Richard Blakeway, the housing ombudsman, said Hammersmith and Fulham Council had “repeatedly failed” in its repair obligations to the resident.
“Throughout the case, there was a lack of satisfactory completion records and an absence of evidence to show the landlord’s reasonable investigation into reports of continued issues,” he said.
“The resident and his young family has experienced distress and inconvenience, living with health and safety hazards during the duration of the outstanding repairs.”
Among its demands, the ombudsman told the local authority it must apologise to the resident, pay £1,050 in compensation and conduct a “senior management review” of the case and repairs communications more generally.
In response, the council said it accepted the ombudsman’s decision “unconditionally”, and among the actions it has taken is launching a specialist leak-management team.

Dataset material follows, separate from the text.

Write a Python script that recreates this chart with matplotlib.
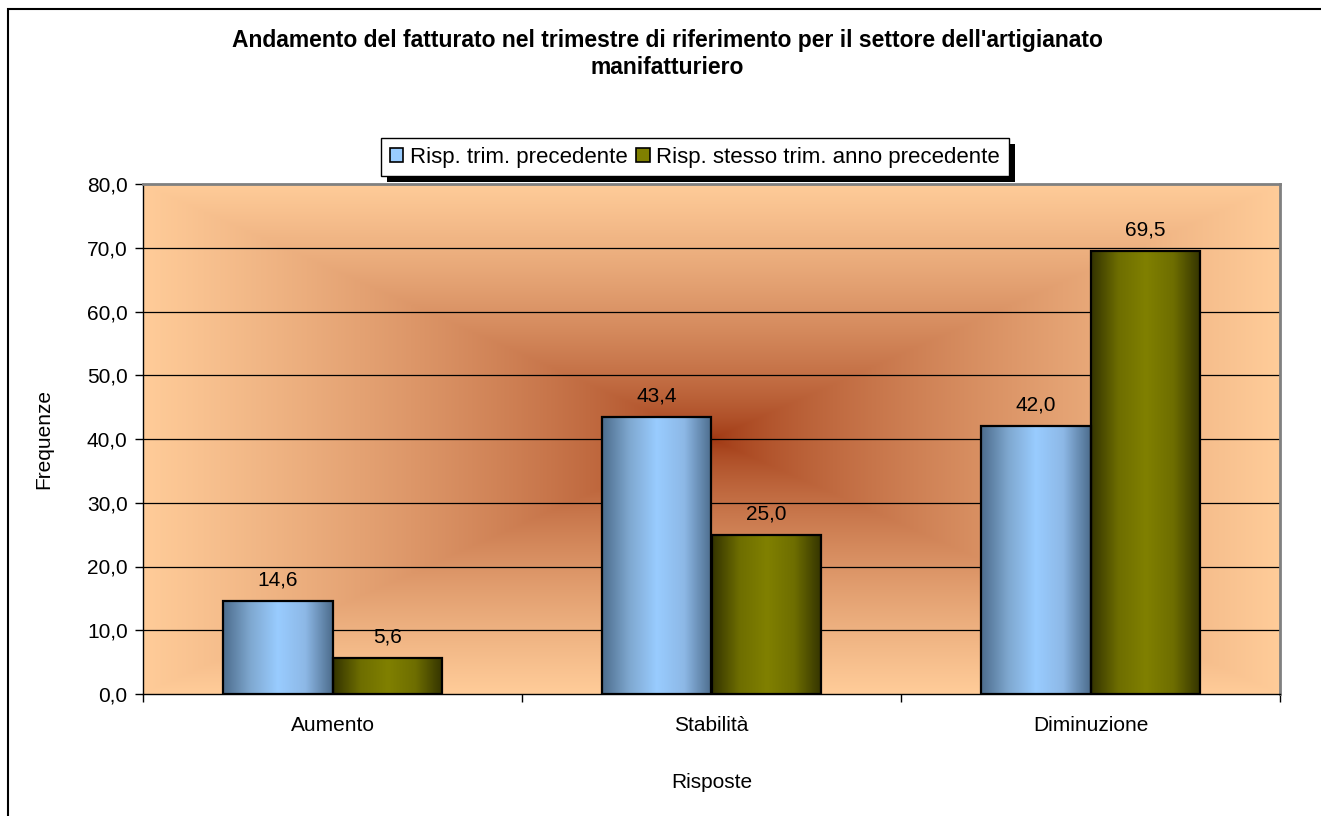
import numpy as np
import matplotlib
matplotlib.use("Agg")
import matplotlib.pyplot as plt
from matplotlib.colors import LinearSegmentedColormap, to_rgb
from matplotlib.patches import Rectangle, Patch

plt.rcParams['font.family'] = ['Liberation Sans', 'DejaVu Sans']

categories = ["Aumento", "Stabilità", "Diminuzione"]
series_names = ["Risp. trim. precedente", "Risp. stesso trim. anno precedente"]
prev_quarter = [14.6, 43.4, 42.0]
prev_year = [5.6, 25.0, 69.5]
y_ticks = [0, 10, 20, 30, 40, 50, 60, 70, 80]

FS = 15
W, H = 1321, 816
fig = plt.figure(figsize=(W / 100, H / 100), dpi=100)
fig.patch.set_facecolor("white")

# outer chart frame
fig.add_artist(Rectangle((8 / W, -0.05), 1.2, 1 - 9 / H + 0.05,
                         transform=fig.transFigure, fill=False,
                         edgecolor="black", linewidth=1.5))

ax = fig.add_axes([143 / W, 1 - 694 / H, (1280 - 143) / W, (694 - 184) / H])

# plot-area background: rectangular gradient, dark centre to peach edges
edge_c = np.array(to_rgb("#FFCC99"))
centre_c = np.array(to_rgb("#9E3510"))
nx, ny = 600, 300
gx = np.linspace(-1, 1, nx)
gy = np.linspace(-1, 1, ny)
X, Y = np.meshgrid(gx, gy)
t = np.maximum(np.abs(X), np.abs(Y))
t = np.clip(t, 0, 1) ** 0.68
bg = centre_c[None, None, :] * (1 - t[..., None]) + edge_c[None, None, :] * t[..., None]
ax.imshow(bg, extent=[0, 1, 0, 1], transform=ax.transAxes, aspect="auto",
          zorder=0, interpolation="bilinear")

ax.set_xlim(0, 3)
ax.set_ylim(0, 80)

for yv in y_ticks[1:-1]:
    ax.axhline(yv, color="black", linewidth=0.9, zorder=1)

x = np.arange(len(categories)) + 0.5
bw = 0.29

blue_cmap = LinearSegmentedColormap.from_list(
    "blue_bar", ["#4C6C8C", "#7FA8D0", "#99CCFF", "#8DB8E6", "#4C6C8C"])
olive_cmap = LinearSegmentedColormap.from_list(
    "olive_bar", ["#333300", "#6E6E00", "#808000", "#6E6E00", "#333300"])

grad = np.linspace(0, 1, 256)[None, :]


def gradient_bars(xs, heights, cmap):
    bars = ax.bar(xs, heights, width=bw, align="edge", facecolor="none",
                  edgecolor="black", linewidth=1.6, zorder=4)
    for b in bars:
        x0, y0 = b.get_x(), b.get_y()
        im = ax.imshow(grad, cmap=cmap, extent=[x0, x0 + b.get_width(), y0, y0 + b.get_height()],
                       aspect="auto", zorder=3, interpolation="bilinear")
        im.set_clip_path(b)
    return bars


b1 = gradient_bars(x - bw, prev_quarter, blue_cmap)
b2 = gradient_bars(x, prev_year, olive_cmap)

for bars, vals in ((b1, prev_quarter), (b2, prev_year)):
    for b, v in zip(bars, vals):
        ax.text(b.get_x() + b.get_width() / 2, v + 1.8, f"{v:.1f}".replace(".", ","),
                ha="center", va="bottom", fontsize=FS, zorder=5)

ax.set_xlim(0, 3)
ax.set_ylim(0, 80)
ax.set_yticks(y_ticks)
ax.set_yticklabels([f"{v:.1f}".replace(".", ",") for v in y_ticks], fontsize=FS)
ax.set_xticks([0, 1, 2, 3])
ax.set_xticklabels([])
ax.set_xticks(x, minor=True)
ax.set_xticklabels(categories, minor=True, fontsize=FS)
ax.tick_params(axis="x", which="minor", length=0, pad=16)
ax.tick_params(axis="x", which="major", length=6, width=1, direction="out")
ax.tick_params(axis="y", length=6, width=1, direction="out", pad=5)

for s in ("top", "right"):
    ax.spines[s].set_color("#808080")
    ax.spines[s].set_linewidth(2)
for s in ("left", "bottom"):
    ax.spines[s].set_color("black")
    ax.spines[s].set_linewidth(1)

ax.set_ylabel("Frequenze", fontsize=FS, labelpad=24)
ax.set_xlabel("Risposte", fontsize=FS, labelpad=27)

fig.text(667 / W, 1 - 40 / H, "Andamento del fatturato nel trimestre di riferimento per il settore dell'artigianato",
         ha="center", va="center", fontsize=16.5, fontweight="bold")
fig.text(667 / W, 1 - 68 / H, "manifatturiero",
         ha="center", va="center", fontsize=16.5, fontweight="bold")

# legend with drop shadow
handles = [Patch(facecolor="#99CCFF", edgecolor="black", linewidth=1.2),
           Patch(facecolor="#808000", edgecolor="black", linewidth=1.2)]
leg = fig.legend(handles, series_names, loc="center", bbox_to_anchor=(695 / W, 1 - 157 / H),
                 ncol=2, fontsize=16, frameon=True, fancybox=False, shadow=False,
                 handlelength=0.6, handleheight=0.6, handletextpad=0.3, columnspacing=0.4,
                 borderpad=0.4, borderaxespad=0, edgecolor="black", framealpha=1)
leg.get_frame().set_linewidth(1)
fig.canvas.draw()
bb = leg.get_window_extent()
fig.add_artist(Rectangle(((bb.x0 + 6) / W, (bb.y0 - 6) / H), bb.width / W, bb.height / H,
                         transform=fig.transFigure, facecolor="black", edgecolor="none",
                         zorder=leg.get_zorder() - 0.5))

fig.savefig("out.png", dpi=100, facecolor="white")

“We fully acknowledge that we failed to respond to and address the repairs needed in the family’s home and did not resolve them in a timely manner,” it said.
“We have made a direct, sincere and unreserved apology, which has been accepted. The family has acknowledged they are content with the resolution the council has already provided.”
It added: “We continue to improve all aspects of our repairs service and have made improvements to our complaints handling, which directly addresses the valuable feedback and findings we received from the Housing Ombudsman service.
“We reviewed the family’s experience thoroughly to ensure we learnt from this case and are working with our delivery partners to develop process improvements that will mitigate against future service failures of a similar nature.”
Last month, the council revealed it was considering bringing its entire housing management service in-house to improve the quality of service.